Once the power comes back, though, SQL Server would start from its
last checkpoint state, and any updates after the last checkpoint that
were logged as successful transactions will be performed from the
transaction log.
And a couple of questions arise:
What if the power failure happens after SQL Server issues a
checkpoint and before the buffer cache is actuall written to
disk? Isn't the content in buffer cache permanently missing?
The transaction log is also stored as disk file, which is no
different from the actual database file. So how could we guarantee
the integrity of log file?
So, is it true that no real transaction ever exists? It's only a matter of probability.

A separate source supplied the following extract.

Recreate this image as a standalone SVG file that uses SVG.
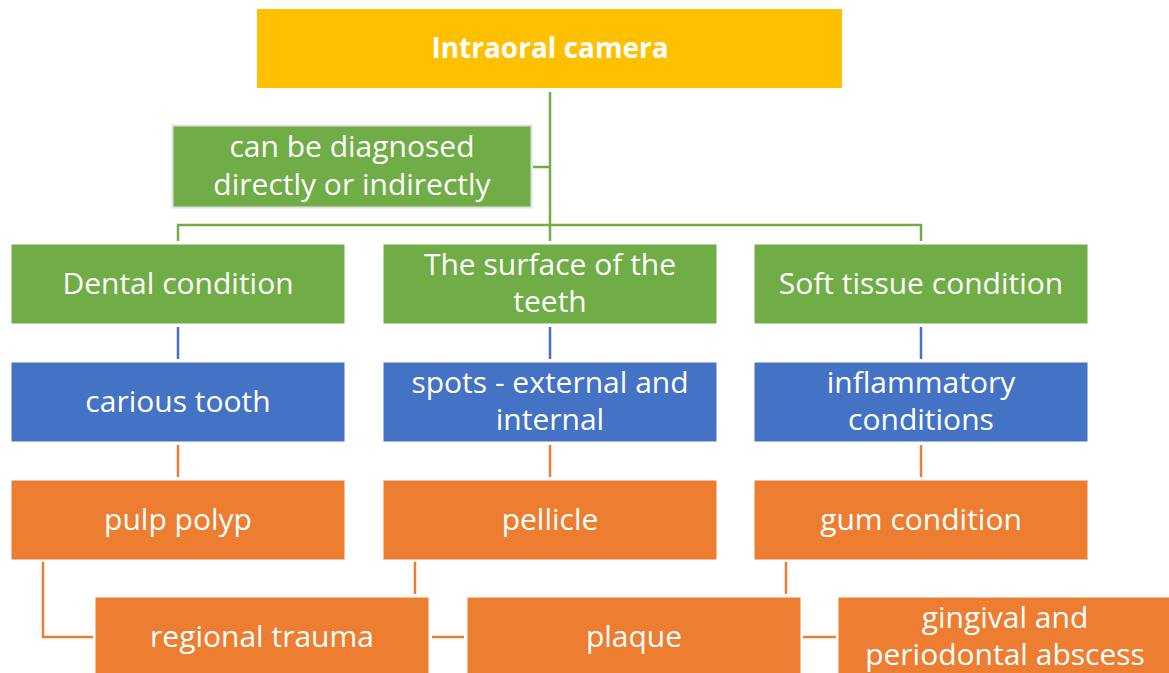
<svg xmlns="http://www.w3.org/2000/svg" width="1169" height="673" viewBox="0 0 1169 673">
<style>
.t{font-family:"Open Sans","Noto Sans",sans-serif;font-size:30px;fill:#fff;text-anchor:middle}
.b{font-weight:bold;font-size:28px}
.g{fill:#70AD47;stroke:#fff;stroke-width:1}
.bl{fill:#4472C4;stroke:#fff;stroke-width:1}
.o{fill:#ED7D31;stroke:#fff;stroke-width:1}
.cg{stroke:#70AD47;stroke-width:2.5;fill:none}
.cb{stroke:#4472C4;stroke-width:2.5;fill:none}
.co{stroke:#ED7D31;stroke-width:2.5;fill:none}
</style>
<rect width="1169" height="673" fill="#fff"/>
<g id="connectors">
<path class="cg" d="M550 92V241M533 167H550M178 241V225H921V241"/>
<path class="cb" d="M178 327V359M550 327V359M921 327V359"/>
<path class="co" d="M178 445V477M550 445V477M921 445V477"/>
<path class="co" d="M43 562V637H93M415 562V594M786 562V594M432 637H464M803 637H836"/>
</g>
<g id="n-camera"><rect x="257" y="9" width="585" height="79" fill="#FFC000"/><text class="t b" x="550" y="58">Intraoral camera</text></g>
<g id="n-label"><rect x="172.5" y="125.5" width="359" height="82" fill="#70AD47" stroke="#E2E2E2" stroke-width="2"/><text class="t" x="352" y="157">can be diagnosed</text><text class="t" x="352" y="195">directly or indirectly</text></g>
<g id="n-dental"><rect class="g" x="11" y="244" width="334" height="80"/><text class="t" x="178" y="294">Dental condition</text></g>
<g id="n-surface"><rect class="g" x="383" y="244" width="334" height="80"/><text class="t" x="550" y="275">The surface of the</text><text class="t" x="550" y="312">teeth</text></g>
<g id="n-soft"><rect class="g" x="754" y="244" width="334" height="80"/><text class="t" x="921" y="294">Soft tissue condition</text></g>
<g id="n-carious"><rect class="bl" x="11" y="362" width="334" height="80"/><text class="t" x="178" y="412">carious tooth</text></g>
<g id="n-spots"><rect class="bl" x="383" y="362" width="334" height="80"/><text class="t" x="550" y="393">spots - external and</text><text class="t" x="550" y="430">internal</text></g>
<g id="n-inflam"><rect class="bl" x="754" y="362" width="334" height="80"/><text class="t" x="921" y="393">inflammatory</text><text class="t" x="921" y="430">conditions</text></g>
<g id="n-pulp"><rect class="o" x="11" y="480" width="334" height="80"/><text class="t" x="178" y="530">pulp polyp</text></g>
<g id="n-pellicle"><rect class="o" x="383" y="480" width="334" height="80"/><text class="t" x="550" y="530">pellicle</text></g>
<g id="n-gum"><rect class="o" x="754" y="480" width="334" height="80"/><text class="t" x="921" y="530">gum condition</text></g>
<g id="n-trauma"><rect class="o" x="95" y="597" width="334" height="80"/><text class="t" x="262" y="647">regional trauma</text></g>
<g id="n-plaque"><rect class="o" x="467" y="597" width="334" height="80"/><text class="t" x="634" y="647">plaque</text></g>
<g id="n-abscess"><rect class="o" x="838" y="597" width="334" height="80"/><text class="t" x="1005" y="628">gingival and</text><text class="t" x="1005" y="665">periodontal abscess</text></g>
</svg>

The statement is correct in that data can be written to cache, but misses the vital point that SQL Server uses a technique called Write Ahead Logging (WAL). The writes to the log are not cached, and a transaction is only considered complete once the transaction records have been written to the log.
http://msdn.microsoft.com/en-us/library/ms186259.aspx
In the event of a failure, the log is replayed as you mention, but the situation regarding the data pages still being in memory and not written to disk does not matter, since the log of their modification is stored and can be retrieved.

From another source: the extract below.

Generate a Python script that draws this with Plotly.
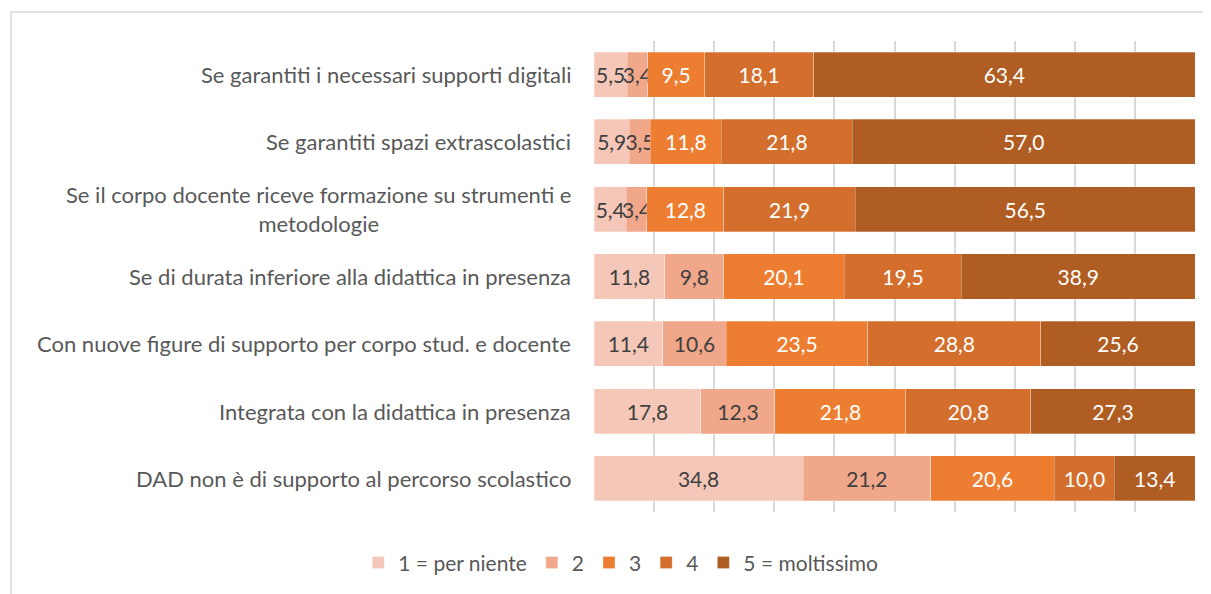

It is not true that there is no real transaction, but if you are operating in simple logging mode then the ability to replay is not there.
For the integrity of the log file / same as the data file - a proper backup schedule and a proper restore testing schedule - do not just backup data / logs and assume they work.
What if the power failure happens after SQL Server issues a checkpoint and before the buffer cache is actuall written to disk? Isn't the content in buffer cache permanently missing?
The checkpoint start and end are different records on the transaction log.
The checkpoint is marked as succeeded only after the end of the checkpoint has been written into the log and the LSN of the oldest living transaction (including the checkpoint itself) is written into the database.
If the checkpoint fails to complete, the database is rolled back to the previous LSN, taking the data from the transaction log as necessary.
The transaction log is also stored as disk file, which is no different from the actual database file. So how could we guarantee the integrity of log file?
We couldn't. It's just the data are stored in two places rather than one.
If someone steals your server with both data and log files on it, your transactions are lost.